§ Written request
Find the string "page" in the records. Copy every line it appears in.

[Begin Excerpted records]

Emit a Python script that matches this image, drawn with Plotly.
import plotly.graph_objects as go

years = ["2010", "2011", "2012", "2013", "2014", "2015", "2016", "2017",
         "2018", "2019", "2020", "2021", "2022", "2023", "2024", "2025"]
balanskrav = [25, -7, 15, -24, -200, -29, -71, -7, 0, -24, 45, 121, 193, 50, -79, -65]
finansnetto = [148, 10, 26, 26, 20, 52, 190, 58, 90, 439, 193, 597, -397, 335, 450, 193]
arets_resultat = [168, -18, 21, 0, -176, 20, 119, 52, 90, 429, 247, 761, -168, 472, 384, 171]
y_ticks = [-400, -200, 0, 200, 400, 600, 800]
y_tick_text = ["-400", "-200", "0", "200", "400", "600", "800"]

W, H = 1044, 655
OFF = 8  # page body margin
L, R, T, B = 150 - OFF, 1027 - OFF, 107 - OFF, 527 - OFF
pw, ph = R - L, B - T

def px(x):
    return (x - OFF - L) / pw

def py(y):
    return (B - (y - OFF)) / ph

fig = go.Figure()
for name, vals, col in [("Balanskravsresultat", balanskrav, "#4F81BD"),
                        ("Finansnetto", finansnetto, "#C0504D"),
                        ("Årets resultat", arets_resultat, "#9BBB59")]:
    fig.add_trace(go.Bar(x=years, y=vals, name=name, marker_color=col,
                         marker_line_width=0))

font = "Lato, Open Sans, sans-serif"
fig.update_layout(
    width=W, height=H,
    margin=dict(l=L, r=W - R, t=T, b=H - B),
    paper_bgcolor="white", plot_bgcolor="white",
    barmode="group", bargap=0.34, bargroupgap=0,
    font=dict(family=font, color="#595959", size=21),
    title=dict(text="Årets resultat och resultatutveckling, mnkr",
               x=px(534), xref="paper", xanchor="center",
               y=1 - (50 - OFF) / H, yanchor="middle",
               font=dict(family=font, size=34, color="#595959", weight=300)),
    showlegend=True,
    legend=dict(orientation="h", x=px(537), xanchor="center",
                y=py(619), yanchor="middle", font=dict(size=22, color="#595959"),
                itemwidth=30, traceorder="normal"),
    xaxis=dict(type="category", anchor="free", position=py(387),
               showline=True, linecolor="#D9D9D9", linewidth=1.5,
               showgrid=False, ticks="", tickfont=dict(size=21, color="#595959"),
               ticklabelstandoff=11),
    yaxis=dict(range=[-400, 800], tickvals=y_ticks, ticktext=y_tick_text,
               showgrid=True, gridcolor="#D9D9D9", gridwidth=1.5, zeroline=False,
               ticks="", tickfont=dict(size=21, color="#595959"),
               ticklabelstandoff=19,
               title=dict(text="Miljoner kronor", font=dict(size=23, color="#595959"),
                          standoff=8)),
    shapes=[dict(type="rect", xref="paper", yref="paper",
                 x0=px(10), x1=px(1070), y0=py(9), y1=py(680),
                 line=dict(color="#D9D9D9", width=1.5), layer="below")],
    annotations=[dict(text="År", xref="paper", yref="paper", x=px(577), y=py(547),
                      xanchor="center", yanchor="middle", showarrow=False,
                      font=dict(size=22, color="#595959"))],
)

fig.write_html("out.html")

[End Excerpted records]
[Begin Excerpted records]

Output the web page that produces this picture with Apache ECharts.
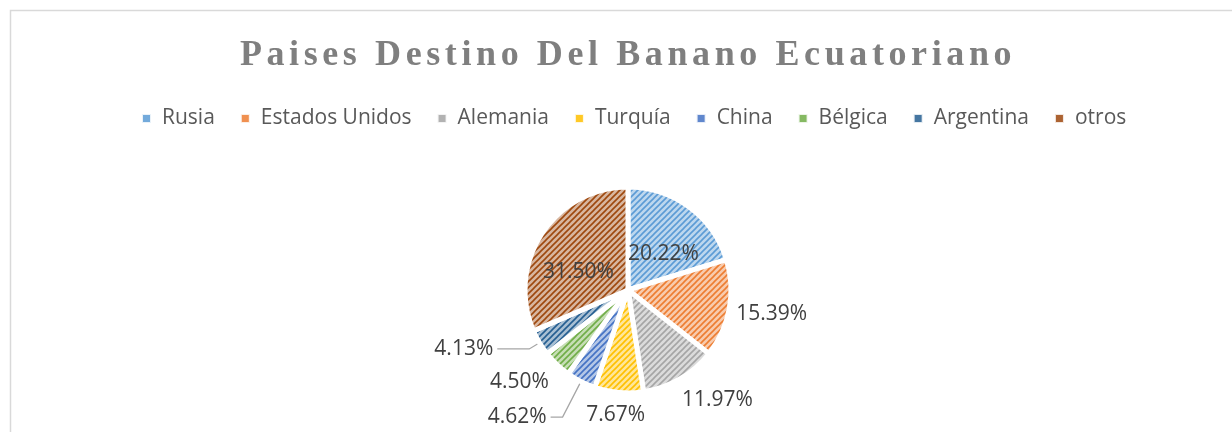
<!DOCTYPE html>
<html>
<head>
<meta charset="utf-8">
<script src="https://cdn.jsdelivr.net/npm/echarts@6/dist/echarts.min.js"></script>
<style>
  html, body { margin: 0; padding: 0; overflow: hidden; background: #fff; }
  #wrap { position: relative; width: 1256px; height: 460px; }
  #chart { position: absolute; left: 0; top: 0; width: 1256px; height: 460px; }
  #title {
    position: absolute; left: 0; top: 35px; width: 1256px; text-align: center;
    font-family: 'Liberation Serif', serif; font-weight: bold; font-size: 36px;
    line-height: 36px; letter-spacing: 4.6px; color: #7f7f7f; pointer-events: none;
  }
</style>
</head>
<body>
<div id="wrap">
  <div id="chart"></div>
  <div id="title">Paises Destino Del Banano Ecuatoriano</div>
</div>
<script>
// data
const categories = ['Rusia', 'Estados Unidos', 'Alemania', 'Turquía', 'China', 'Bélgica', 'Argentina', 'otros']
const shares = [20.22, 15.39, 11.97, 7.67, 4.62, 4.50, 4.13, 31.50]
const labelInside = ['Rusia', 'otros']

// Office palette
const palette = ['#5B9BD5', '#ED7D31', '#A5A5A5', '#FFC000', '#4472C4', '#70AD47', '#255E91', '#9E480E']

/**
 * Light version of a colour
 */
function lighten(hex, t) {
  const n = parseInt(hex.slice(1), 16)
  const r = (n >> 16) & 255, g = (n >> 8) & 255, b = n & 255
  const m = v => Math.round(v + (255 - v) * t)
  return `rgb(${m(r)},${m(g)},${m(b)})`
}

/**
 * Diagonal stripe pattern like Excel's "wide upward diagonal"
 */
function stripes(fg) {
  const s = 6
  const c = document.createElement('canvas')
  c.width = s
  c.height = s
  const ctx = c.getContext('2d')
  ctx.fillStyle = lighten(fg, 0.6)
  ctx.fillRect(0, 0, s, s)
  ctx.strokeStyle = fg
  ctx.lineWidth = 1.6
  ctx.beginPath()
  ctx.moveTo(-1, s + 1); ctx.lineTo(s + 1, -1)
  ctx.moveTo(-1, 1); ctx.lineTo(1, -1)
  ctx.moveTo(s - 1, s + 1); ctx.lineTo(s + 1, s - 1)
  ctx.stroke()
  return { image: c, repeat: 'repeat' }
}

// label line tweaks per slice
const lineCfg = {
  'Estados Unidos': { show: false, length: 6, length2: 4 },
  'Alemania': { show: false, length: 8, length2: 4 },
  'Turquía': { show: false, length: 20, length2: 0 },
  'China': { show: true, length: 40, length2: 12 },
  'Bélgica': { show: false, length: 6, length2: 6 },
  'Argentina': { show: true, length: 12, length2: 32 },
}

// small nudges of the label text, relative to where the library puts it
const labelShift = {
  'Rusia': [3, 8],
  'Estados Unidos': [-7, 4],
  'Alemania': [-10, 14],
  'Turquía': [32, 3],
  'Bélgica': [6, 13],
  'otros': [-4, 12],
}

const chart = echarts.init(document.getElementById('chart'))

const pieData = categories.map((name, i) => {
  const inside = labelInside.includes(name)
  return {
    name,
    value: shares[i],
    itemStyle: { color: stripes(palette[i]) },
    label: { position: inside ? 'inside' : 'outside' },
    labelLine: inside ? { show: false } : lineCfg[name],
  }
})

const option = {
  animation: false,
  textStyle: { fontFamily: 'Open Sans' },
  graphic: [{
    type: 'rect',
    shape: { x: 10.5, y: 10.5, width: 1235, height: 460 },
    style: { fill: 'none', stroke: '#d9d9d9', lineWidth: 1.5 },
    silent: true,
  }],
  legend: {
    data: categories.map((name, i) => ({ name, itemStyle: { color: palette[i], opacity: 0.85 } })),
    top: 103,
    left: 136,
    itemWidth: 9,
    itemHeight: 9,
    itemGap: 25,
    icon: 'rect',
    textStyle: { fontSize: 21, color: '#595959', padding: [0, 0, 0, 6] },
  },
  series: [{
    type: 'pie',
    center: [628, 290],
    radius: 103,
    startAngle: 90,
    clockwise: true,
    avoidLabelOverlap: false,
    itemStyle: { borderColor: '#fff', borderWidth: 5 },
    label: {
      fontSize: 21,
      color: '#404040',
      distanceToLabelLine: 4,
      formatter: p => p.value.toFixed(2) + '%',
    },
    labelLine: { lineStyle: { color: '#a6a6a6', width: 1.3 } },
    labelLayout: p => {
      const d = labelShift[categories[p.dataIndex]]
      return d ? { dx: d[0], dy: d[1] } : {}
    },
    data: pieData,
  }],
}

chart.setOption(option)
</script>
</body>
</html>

[End Excerpted records]
[Begin Excerpted records]

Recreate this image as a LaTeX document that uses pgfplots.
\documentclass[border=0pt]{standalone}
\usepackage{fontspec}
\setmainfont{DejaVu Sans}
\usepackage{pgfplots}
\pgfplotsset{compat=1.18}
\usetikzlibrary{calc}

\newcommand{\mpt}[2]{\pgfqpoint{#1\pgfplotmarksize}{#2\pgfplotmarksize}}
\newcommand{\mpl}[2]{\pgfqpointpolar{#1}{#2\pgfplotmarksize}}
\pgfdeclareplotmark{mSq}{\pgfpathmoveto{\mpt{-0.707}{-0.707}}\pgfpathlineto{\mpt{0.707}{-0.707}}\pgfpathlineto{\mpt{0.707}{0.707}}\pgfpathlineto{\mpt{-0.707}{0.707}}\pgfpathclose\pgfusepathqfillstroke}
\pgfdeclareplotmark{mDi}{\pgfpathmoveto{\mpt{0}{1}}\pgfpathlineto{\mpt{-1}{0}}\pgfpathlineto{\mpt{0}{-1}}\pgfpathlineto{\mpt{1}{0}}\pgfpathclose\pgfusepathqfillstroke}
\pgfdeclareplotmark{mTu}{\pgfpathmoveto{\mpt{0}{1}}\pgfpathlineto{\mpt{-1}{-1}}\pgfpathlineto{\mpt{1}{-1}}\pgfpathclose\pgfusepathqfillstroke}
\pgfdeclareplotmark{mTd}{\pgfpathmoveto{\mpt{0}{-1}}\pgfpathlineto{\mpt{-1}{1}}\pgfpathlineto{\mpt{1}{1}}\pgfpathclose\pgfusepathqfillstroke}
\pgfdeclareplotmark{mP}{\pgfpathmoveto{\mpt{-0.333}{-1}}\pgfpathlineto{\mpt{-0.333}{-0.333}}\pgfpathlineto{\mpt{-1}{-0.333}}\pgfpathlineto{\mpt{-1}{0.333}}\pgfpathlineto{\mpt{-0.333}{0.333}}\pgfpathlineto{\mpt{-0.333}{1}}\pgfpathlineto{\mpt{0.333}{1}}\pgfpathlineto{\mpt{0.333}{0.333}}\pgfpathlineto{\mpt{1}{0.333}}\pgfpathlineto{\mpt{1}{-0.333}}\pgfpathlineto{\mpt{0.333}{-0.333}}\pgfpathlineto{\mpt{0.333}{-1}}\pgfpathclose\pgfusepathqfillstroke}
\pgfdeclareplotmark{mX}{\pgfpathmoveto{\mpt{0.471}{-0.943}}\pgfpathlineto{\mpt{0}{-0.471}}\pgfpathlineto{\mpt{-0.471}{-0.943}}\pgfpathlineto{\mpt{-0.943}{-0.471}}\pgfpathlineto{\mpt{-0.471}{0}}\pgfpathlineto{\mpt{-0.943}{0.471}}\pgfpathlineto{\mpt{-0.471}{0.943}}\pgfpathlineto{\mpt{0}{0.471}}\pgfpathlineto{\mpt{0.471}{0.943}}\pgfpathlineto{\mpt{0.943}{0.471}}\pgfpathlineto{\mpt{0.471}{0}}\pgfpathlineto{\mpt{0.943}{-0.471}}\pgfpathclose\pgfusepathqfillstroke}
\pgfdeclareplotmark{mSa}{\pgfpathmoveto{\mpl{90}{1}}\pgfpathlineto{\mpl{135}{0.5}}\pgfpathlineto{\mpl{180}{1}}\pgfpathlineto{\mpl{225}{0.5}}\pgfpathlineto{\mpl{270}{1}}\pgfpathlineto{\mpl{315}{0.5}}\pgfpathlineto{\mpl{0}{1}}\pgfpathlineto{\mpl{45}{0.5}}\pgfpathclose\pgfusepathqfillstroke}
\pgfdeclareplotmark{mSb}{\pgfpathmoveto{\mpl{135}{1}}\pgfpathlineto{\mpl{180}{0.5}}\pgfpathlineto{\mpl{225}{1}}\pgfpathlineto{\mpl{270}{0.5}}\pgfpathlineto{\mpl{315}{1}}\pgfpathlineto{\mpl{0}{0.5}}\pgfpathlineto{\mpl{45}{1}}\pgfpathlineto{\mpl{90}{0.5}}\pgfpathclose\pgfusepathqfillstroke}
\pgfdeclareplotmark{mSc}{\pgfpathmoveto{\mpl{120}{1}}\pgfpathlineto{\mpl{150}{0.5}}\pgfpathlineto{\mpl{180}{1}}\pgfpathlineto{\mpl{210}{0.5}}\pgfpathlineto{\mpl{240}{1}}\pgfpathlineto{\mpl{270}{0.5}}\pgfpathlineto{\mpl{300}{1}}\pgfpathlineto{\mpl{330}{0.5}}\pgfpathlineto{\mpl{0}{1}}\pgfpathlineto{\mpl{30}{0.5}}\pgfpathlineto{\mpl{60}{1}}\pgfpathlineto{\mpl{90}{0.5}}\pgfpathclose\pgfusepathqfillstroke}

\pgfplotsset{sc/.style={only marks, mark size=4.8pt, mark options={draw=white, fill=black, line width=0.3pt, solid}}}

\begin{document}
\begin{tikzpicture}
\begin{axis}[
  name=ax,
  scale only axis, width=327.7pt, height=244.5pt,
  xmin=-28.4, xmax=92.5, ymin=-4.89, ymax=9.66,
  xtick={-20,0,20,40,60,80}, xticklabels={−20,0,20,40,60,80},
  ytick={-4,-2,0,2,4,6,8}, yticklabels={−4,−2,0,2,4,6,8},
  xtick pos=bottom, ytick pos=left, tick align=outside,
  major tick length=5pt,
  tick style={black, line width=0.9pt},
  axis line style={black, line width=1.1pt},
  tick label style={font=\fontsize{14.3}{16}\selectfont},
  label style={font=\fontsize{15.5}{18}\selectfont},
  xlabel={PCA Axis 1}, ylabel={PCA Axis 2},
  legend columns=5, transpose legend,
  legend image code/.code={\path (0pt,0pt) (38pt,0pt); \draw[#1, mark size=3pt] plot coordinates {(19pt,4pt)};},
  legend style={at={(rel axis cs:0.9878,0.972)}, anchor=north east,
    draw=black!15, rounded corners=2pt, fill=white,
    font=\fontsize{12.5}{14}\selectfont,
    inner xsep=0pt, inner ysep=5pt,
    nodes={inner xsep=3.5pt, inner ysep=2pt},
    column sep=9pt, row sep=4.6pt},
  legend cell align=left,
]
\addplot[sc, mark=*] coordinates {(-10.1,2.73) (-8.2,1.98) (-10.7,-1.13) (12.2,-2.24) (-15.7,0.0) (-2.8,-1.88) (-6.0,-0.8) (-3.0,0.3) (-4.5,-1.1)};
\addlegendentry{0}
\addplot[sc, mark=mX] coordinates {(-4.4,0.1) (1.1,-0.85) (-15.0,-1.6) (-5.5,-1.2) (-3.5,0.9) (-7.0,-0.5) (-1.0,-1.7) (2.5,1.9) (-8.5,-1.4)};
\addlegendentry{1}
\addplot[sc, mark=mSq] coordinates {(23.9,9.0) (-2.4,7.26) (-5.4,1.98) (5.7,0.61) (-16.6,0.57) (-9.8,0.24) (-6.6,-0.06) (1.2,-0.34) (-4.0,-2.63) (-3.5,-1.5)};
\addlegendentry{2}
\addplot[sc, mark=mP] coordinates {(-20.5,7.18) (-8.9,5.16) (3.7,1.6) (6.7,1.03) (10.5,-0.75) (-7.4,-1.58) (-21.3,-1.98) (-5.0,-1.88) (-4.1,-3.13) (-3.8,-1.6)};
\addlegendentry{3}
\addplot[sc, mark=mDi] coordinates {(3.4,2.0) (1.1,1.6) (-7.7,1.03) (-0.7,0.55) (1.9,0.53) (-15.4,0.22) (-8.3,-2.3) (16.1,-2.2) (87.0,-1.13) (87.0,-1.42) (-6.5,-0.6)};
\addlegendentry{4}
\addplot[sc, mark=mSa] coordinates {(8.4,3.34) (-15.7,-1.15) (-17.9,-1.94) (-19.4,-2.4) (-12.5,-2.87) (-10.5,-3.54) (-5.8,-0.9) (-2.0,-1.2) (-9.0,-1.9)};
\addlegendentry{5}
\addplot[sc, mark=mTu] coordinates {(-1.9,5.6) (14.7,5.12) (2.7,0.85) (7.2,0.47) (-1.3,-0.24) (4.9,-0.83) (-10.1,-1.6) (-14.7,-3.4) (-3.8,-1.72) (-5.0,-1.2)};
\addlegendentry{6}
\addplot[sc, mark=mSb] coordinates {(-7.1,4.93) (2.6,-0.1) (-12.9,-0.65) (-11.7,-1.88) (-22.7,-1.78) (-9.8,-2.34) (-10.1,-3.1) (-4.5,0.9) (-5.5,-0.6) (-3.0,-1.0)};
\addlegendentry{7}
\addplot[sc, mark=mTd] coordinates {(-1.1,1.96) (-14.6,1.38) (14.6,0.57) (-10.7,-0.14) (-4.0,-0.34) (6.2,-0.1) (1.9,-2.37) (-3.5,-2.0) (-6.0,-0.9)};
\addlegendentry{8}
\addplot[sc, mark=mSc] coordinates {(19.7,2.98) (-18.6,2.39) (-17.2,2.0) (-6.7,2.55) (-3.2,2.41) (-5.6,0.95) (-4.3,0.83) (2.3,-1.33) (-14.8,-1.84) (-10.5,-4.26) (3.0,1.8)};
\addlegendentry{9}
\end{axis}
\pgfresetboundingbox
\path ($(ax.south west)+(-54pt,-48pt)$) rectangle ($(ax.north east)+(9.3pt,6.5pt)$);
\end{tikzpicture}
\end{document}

[End Excerpted records]

§ The response
OFF = 8  # page body margin
Output the web page that produces this picture with Apache ECharts.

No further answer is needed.